• [EXERCISE DESCRIPTION]: Reproduce the entries shown below only from the line with "Generate a LaTeX" down to the line with "(bolU) at (1074,537)", keeping both end lines and copying each one exactly.

• [DATA LINES]:
* * *

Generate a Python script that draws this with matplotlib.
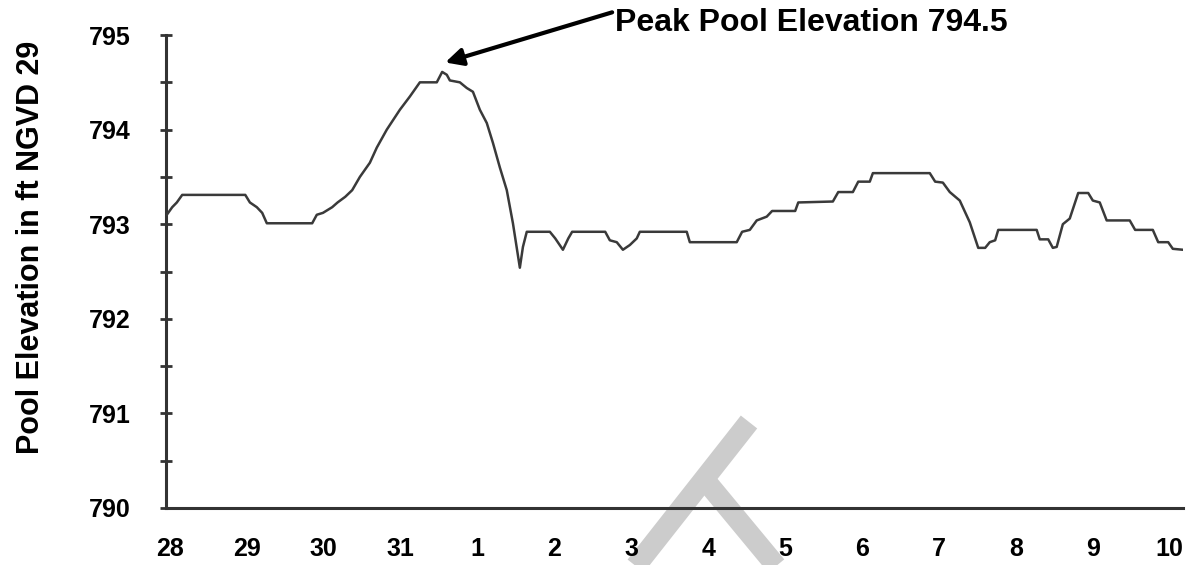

* * *

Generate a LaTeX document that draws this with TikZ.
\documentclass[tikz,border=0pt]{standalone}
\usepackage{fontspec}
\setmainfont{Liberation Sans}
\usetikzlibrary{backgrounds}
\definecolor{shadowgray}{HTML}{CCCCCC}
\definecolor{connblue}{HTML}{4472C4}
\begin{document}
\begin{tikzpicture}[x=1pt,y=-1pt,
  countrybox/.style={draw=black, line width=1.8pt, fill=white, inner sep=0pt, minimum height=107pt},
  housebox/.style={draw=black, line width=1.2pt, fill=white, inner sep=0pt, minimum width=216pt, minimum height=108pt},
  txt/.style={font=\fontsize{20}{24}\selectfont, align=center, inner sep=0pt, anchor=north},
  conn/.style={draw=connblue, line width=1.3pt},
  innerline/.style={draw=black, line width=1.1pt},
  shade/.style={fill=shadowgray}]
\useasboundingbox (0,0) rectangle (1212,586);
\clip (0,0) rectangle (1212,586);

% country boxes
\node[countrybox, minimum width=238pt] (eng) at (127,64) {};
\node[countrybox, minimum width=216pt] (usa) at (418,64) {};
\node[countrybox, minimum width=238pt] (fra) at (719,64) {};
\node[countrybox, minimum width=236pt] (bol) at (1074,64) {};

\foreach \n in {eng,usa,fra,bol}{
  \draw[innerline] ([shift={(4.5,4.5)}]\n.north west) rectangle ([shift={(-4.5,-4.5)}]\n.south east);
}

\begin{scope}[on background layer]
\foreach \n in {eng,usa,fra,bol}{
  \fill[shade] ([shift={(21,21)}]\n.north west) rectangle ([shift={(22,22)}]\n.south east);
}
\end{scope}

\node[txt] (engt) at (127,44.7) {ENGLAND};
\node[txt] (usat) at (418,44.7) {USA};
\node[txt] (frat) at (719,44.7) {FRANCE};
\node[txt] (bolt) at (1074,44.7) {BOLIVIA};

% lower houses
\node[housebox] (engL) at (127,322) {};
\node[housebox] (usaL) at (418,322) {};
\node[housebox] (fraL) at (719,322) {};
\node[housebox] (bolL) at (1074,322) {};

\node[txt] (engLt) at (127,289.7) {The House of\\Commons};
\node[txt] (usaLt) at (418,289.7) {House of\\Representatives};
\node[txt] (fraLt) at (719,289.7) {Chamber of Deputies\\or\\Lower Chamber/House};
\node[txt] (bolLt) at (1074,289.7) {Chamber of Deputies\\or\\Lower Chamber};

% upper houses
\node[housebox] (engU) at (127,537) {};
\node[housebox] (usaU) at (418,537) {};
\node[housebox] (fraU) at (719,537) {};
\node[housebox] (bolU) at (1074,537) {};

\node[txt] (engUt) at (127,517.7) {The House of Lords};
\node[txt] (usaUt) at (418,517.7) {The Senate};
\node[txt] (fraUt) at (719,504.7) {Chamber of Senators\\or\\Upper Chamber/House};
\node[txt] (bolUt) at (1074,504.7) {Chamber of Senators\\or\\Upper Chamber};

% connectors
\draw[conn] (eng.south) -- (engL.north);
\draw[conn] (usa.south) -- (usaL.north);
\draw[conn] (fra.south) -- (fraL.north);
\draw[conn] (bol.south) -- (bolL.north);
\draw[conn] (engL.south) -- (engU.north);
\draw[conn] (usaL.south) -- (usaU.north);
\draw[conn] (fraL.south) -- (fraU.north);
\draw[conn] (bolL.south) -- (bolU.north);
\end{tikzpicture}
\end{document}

* * *

• [SOLUTION TO THIS PROBLEM]:
Generate a LaTeX document that draws this with TikZ.
\documentclass[tikz,border=0pt]{standalone}
\usepackage{fontspec}
\setmainfont{Liberation Sans}
\usetikzlibrary{backgrounds}
\definecolor{shadowgray}{HTML}{CCCCCC}
\definecolor{connblue}{HTML}{4472C4}
\begin{document}
\begin{tikzpicture}[x=1pt,y=-1pt,
  countrybox/.style={draw=black, line width=1.8pt, fill=white, inner sep=0pt, minimum height=107pt},
  housebox/.style={draw=black, line width=1.2pt, fill=white, inner sep=0pt, minimum width=216pt, minimum height=108pt},
  txt/.style={font=\fontsize{20}{24}\selectfont, align=center, inner sep=0pt, anchor=north},
  conn/.style={draw=connblue, line width=1.3pt},
  innerline/.style={draw=black, line width=1.1pt},
  shade/.style={fill=shadowgray}]
\useasboundingbox (0,0) rectangle (1212,586);
\clip (0,0) rectangle (1212,586);

% country boxes
\node[countrybox, minimum width=238pt] (eng) at (127,64) {};
\node[countrybox, minimum width=216pt] (usa) at (418,64) {};
\node[countrybox, minimum width=238pt] (fra) at (719,64) {};
\node[countrybox, minimum width=236pt] (bol) at (1074,64) {};

\foreach \n in {eng,usa,fra,bol}{
  \draw[innerline] ([shift={(4.5,4.5)}]\n.north west) rectangle ([shift={(-4.5,-4.5)}]\n.south east);
}

\begin{scope}[on background layer]
\foreach \n in {eng,usa,fra,bol}{
  \fill[shade] ([shift={(21,21)}]\n.north west) rectangle ([shift={(22,22)}]\n.south east);
}
\end{scope}

\node[txt] (engt) at (127,44.7) {ENGLAND};
\node[txt] (usat) at (418,44.7) {USA};
\node[txt] (frat) at (719,44.7) {FRANCE};
\node[txt] (bolt) at (1074,44.7) {BOLIVIA};

% lower houses
\node[housebox] (engL) at (127,322) {};
\node[housebox] (usaL) at (418,322) {};
\node[housebox] (fraL) at (719,322) {};
\node[housebox] (bolL) at (1074,322) {};

\node[txt] (engLt) at (127,289.7) {The House of\\Commons};
\node[txt] (usaLt) at (418,289.7) {House of\\Representatives};
\node[txt] (fraLt) at (719,289.7) {Chamber of Deputies\\or\\Lower Chamber/House};
\node[txt] (bolLt) at (1074,289.7) {Chamber of Deputies\\or\\Lower Chamber};

% upper houses
\node[housebox] (engU) at (127,537) {};
\node[housebox] (usaU) at (418,537) {};
\node[housebox] (fraU) at (719,537) {};
\node[housebox] (bolU) at (1074,537) {};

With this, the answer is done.